Kiln – lime, Drumbulcaun, Co. Galway

Scattered across the Irish countryside, lime kilns are among the most quietly persistent survivors of pre-industrial agriculture, and the example at Drumbulcaun in County Galway is a reminder of just how thoroughly this technology once shaped the rural landscape.

A lime kiln was a simple but essential structure, typically a stone-lined bowl or draw kiln built into a hillside, used to burn limestone at high temperatures to produce quicklime. That lime was then spread across acidic boggy soils to improve their fertility, a practice that transformed marginal land into workable farmground across much of the west of Ireland.

The process was labour-intensive and locally organised. Farmers would quarry limestone from nearby outcrops, layer it with fuel, usually turf or wood, and fire the kiln for days at a stretch. The resulting quicklime was caustic and had to be handled carefully before slaking it with water for agricultural use. Kilns of this type were built and used extensively from the seventeenth century onwards, reaching peak activity in the eighteenth and nineteenth centuries when improving landlords and tenant farmers alike invested in soil amendment as a means of increasing yields. Many were communal, shared among several farms in a townland, which gives them a social dimension that their unassuming stone forms do not immediately suggest.
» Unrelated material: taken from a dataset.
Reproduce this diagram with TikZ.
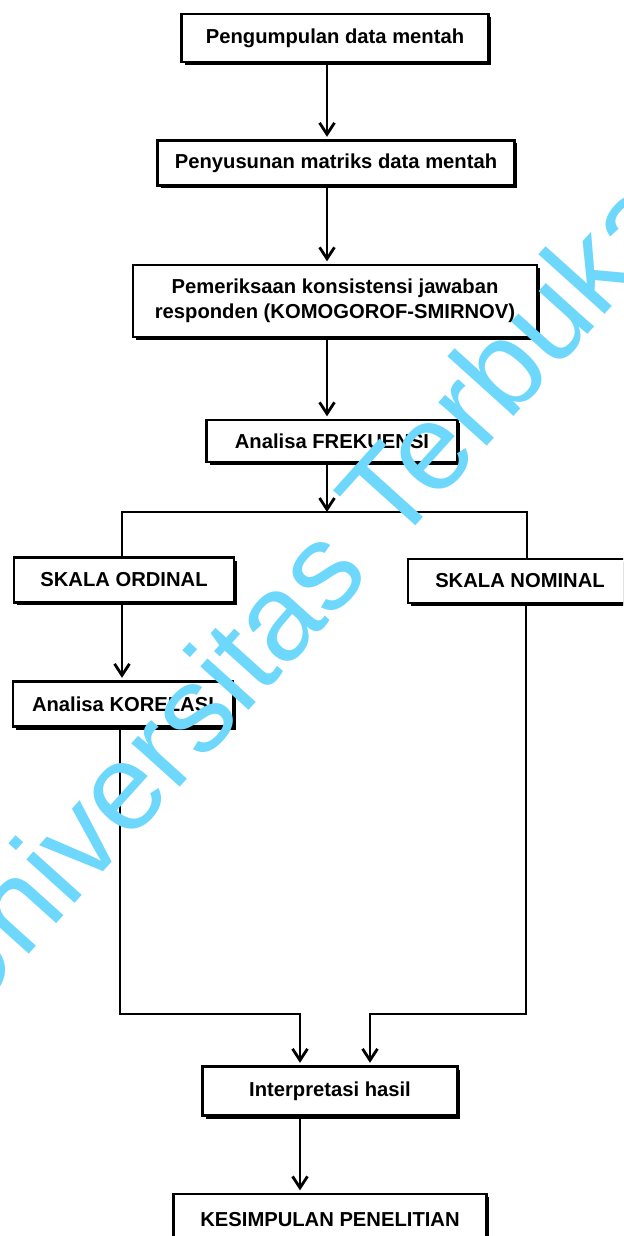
\documentclass[tikz,border=0pt]{standalone}
\usepackage{fontspec}
\setmainfont{Liberation Sans}
\usetikzlibrary{arrows.meta,shadows}
\definecolor{wmcyan}{RGB}{110,215,252}
\begin{document}
\begin{tikzpicture}[x=0.02cm,y=-0.02cm,
  box/.style={draw, line width=1.2pt, fill=white, align=center, inner sep=0pt,
    font=\fontsize{11.5}{14}\selectfont\bfseries,
    drop shadow={shadow xshift=0.06cm, shadow yshift=-0.06cm, fill=black, opacity=1}},
  link/.style={line width=1.3pt},
  arr/.style={link, -{Straight Barb[length=6.5pt,width=8.5pt,line width=1.6pt]}},
  intobox/.style={arr, shorten >=1.5pt}]
\useasboundingbox (0,0) rectangle (623,1236);
\clip (0,0) rectangle (623,1236);
\fill[white] (0,0) rectangle (623,1236);

% process boxes
\node[box, minimum width=6.14cm, minimum height=0.96cm] (b1) at (335,38) {Pengumpulan data mentah};
\node[box, minimum width=7.14cm, minimum height=0.90cm] (b2) at (336,163) {Penyusunan matriks data mentah};
\node[box, minimum width=8.08cm, minimum height=1.44cm] (b3) at (335,301) {Pemeriksaan konsistensi jawaban\\responden (KOMOGOROF-SMIRNOV)};
\node[box, minimum width=5.02cm, minimum height=0.84cm] (b4) at (332,441) {Analisa FREKUENSI};
\node[box, minimum width=4.40cm, minimum height=0.90cm] (ord) at (124,580) {SKALA ORDINAL};
\node[box, minimum width=4.48cm, minimum height=0.88cm] (nom) at (520,581) {SKALA NOMINAL};
\node[box, minimum width=4.40cm, minimum height=0.90cm] (kor) at (123,704) {Analisa KORELASI};
\node[box, minimum width=5.10cm, minimum height=0.98cm] (int) at (330,1091) {Interpretasi hasil};
\node[box, minimum width=6.26cm, minimum height=1.0cm, anchor=north] (kes) at (330,1193) {KESIMPULAN PENELITIAN};

% connector guide positions
\coordinate (xa) at (327,0);
\coordinate (xl) at (122,0);
\coordinate (xr) at (527,0);
\coordinate (split) at (327,512);
\coordinate (jl) at (120,1014);
\coordinate (jr) at (526,1014);
\coordinate (xil) at (300,0);
\coordinate (xir) at (370,0);

% main chain
\draw[intobox] (b1.south -| xa) -- (b2.north -| xa);
\draw[intobox] (b2.south -| xa) -- (b3.north -| xa);
\draw[intobox] (b3.south -| xa) -- (b4.north -| xa);
\draw[arr] (b4.south -| xa) -- (split);

% branching to the two scales
\draw[link] (ord.north -| xl) |- (split) -| (nom.north -| xr);
\draw[intobox] (ord.south -| xl) -- (kor.north -| xl);

% merging into interpretation
\draw[intobox] (kor.south -| jl) -- (jl) -| (int.north -| xil);
\draw[intobox] (nom.south -| jr) -- (jr) -| (int.north -| xir);
\draw[intobox] (int.south -| xil) -- (kes.north -| xil);

% watermark
\node[text=wmcyan, rotate=48, inner sep=0pt, font=\fontsize{70}{70}\selectfont] (wm) at (293,596) {Universitas Terbuka};
\end{tikzpicture}
\end{document}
Drumbulcaun is a small townland in County Galway, and the presence of a recorded lime kiln there places it within a broader pattern of agricultural improvement that touched even the most remote corners of Connacht. Without more specific detail about this particular structure, what can be said is that kilns of this kind tend to survive as drystone or mortared stone chambers, often partially collapsed, sometimes tucked against a field boundary or a low rise in the ground. They are easy to overlook and easier still to misidentify as a field wall or a rubble heap, which is part of what makes the recorded ones worth noting.